Larry O'Hanlon, Discovery News - During a period of natural global warming 55 million years ago, ocean plant life kicked into high gear. All that productivity captured excessive carbon from the atmosphere and dropped it to the ocean floor, where it was buried -- or "sequestered." Scientists studying the remains of those plants are starting to understand how they helped cool the Earth.
Last time Earth suffered a carbon-induced fever, it was the oceans that helped saved the day, say marine scientists in California.
Massive ocean-bottom accumulations of the mineral barite show that the last severe global warming episode 55 million years ago was accompanied by several thousands of years of ocean plant life kicking into high gear.
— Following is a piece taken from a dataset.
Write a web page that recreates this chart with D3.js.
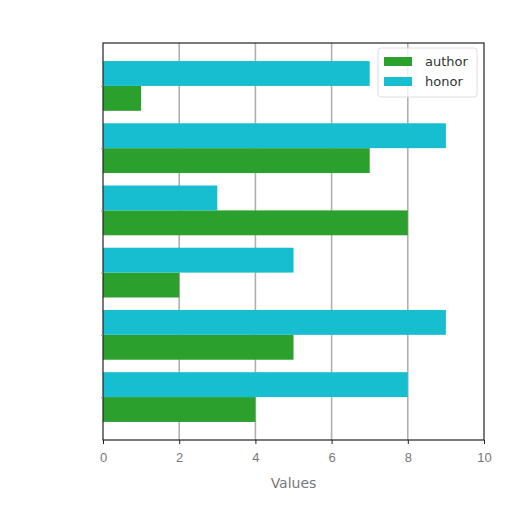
<!DOCTYPE html>
<html>
<head>
<meta charset="utf-8">
<script src="https://cdn.jsdelivr.net/npm/d3@7"></script>
<style>
  body { margin: 0; background: #fff; }
  svg { display: block; font-family: "DejaVu Sans", sans-serif; }
</style>
</head>
<body>
<div class="chart"></div>
<script>
// categories from bottom (index 0) to top
const categories = ["c0", "c1", "c2", "c3", "c4", "c5"];
const authorValues = [4, 5, 2, 8, 7, 1];
const honorValues = [8, 9, 5, 3, 9, 7];
const xTicks = [0, 2, 4, 6, 8, 10];
const seriesNames = ["author", "honor"];
const seriesColors = ["#2ca02c", "#17becf"];

const margin = {top: 43, right: 28, bottom: 72, left: 103};
const width = 512 - margin.left - margin.right,
      height = 512 - margin.top - margin.bottom;

const svg = d3.select(".chart").append("svg")
  .attr("width", 512)
  .attr("height", 512);

const g = svg.append("g")
  .attr("transform", "translate(" + margin.left + "," + margin.top + ")");

const x = d3.scaleLinear().domain([0, 10]).range([0, width]);
// matplotlib style: positions -0.4 .. n-0.6 with 5% margins
const n = categories.length;
const lo = -0.4, hi = n - 1 + 0.4, pad = (hi - lo) * 0.05;
const y = d3.scaleLinear().domain([lo - pad, hi + pad]).range([height, 0]);
const barH = 0.4;

// grid
g.selectAll(".grid")
  .data(xTicks.slice(1, -1))
  .enter().append("line")
  .attr("x1", d => x(d)).attr("x2", d => x(d))
  .attr("y1", 0).attr("y2", height)
  .style("stroke", "#b0b0b0")
  .style("stroke-width", 1.6);

const rows = categories.map((c, i) => ({i: i, author: authorValues[i], honor: honorValues[i]}));

// author (lower half of each group)
g.selectAll(".author")
  .data(rows)
  .enter().append("rect")
  .attr("x", x(0))
  .attr("y", d => y(d.i))
  .attr("width", d => x(d.author) - x(0))
  .attr("height", d => y(d.i - barH) - y(d.i))
  .style("fill", seriesColors[0]);

// honor (upper half)
g.selectAll(".honor")
  .data(rows)
  .enter().append("rect")
  .attr("x", x(0))
  .attr("y", d => y(d.i + barH))
  .attr("width", d => x(d.honor) - x(0))
  .attr("height", d => y(d.i) - y(d.i + barH))
  .style("fill", seriesColors[1]);

// frame
g.append("rect")
  .attr("width", width).attr("height", height)
  .style("fill", "none")
  .style("stroke", "#222")
  .style("stroke-width", 1.2);

// x axis
const xAxis = g.append("g")
  .attr("transform", "translate(0," + height + ")")
  .call(d3.axisBottom(x).tickValues(xTicks).tickSize(4).tickPadding(9));
xAxis.select(".domain").remove();
xAxis.selectAll("line").style("stroke", "#222");
xAxis.selectAll("text")
  .style("font-size", "13px")
  .style("fill", "#777");

// y ticks without labels
const yAxis = g.append("g")
  .call(d3.axisLeft(y).tickValues(d3.range(n)).tickSize(2).tickFormat(""));
yAxis.select(".domain").remove();
yAxis.selectAll("line").style("stroke", "#999");

g.append("text")
  .attr("x", width / 2)
  .attr("y", height + 48)
  .attr("text-anchor", "middle")
  .style("font-size", "14px")
  .style("fill", "#777")
  .text("Values");

// legend
const legend = g.append("g").attr("transform", "translate(" + (width - 106) + ",5)");
legend.append("rect")
  .attr("width", 99).attr("height", 49)
  .attr("rx", 3)
  .style("fill", "#fff").style("fill-opacity", 0.8)
  .style("stroke", "#ddd");
seriesNames.forEach((s, i) => {
  legend.append("rect")
    .attr("x", 6).attr("y", 9 + i * 20)
    .attr("width", 28).attr("height", 9)
    .style("fill", seriesColors[i]);
  legend.append("text")
    .attr("x", 47).attr("y", 18 + i * 20)
    .style("font-size", "13px")
    .style("fill", "#333")
    .text(s);
});
</script>
</body>
</html>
All that productivity captured excessive carbon from the atmosphere and dropped it to the ocean floor, where it was buried -- or "sequestered."
"Basically what we're trying to say is the increasing barite accumulation rate is really generally recording greater productivity and not just changes in ocean chemistry," said Adina Paytan, an oceanographer at the University of California at Santa Cruz.
She is the author of a report on barite in the deep sea which appears in the December issue of the journal Geology, published by the Geological Society of America.
Barite, also known as barium sulfate, is a good indicator of productivity, Paytan said, because all living things contain a lot of the element barium in their tissues. When organisms in the life-rich upper waters die, they sink to the sea floor, taking that barium with them. At great depths that barium reaches its saturation point in the water and combines with sulfur to create the mineral barite.
In other words, barite is a secondary product of boom times in the sunny surface waters of a warmer world.
The new research contrasts with previous work on the signs of changing ocean productivity 55 million years ago -- what's called the Paleocene-Eocene Thermal Maximum (PETM) -- by looking for direct products of living organisms, Paytan told Discovery News.
If the barite speaks the truth about what turned down the thermostat during the PETM, it also could be a clue to how Earth will eventually respond to current global warming.
"I think the main contribution here is that the PETM is our best example of a natural carbon cycle experiment," said PETM expert James Zachos, who also works at U.C. Santa Cruz, but was not involved in Paytan's research.
"This study is suggesting that the peaks in barite observed in the deep sea...are accurately reflecting changes in the accelerated, though temporary, sequestration of carbon by one process -- higher algal production," Zachos told Discovery News.
That doesn't mean Earth is likely to repair the damage done by current global warming in any timely way, however, he cautions.
"Unfortunately, this process is slow and thus lags the buildup of carbon in the atmosphere," said Zachos.
In fact, said Paytan, the barite accumulation went on for about 170,000 years. That suggests it takes a lot longer to cool off a hot Earth than to heat up a cool planet.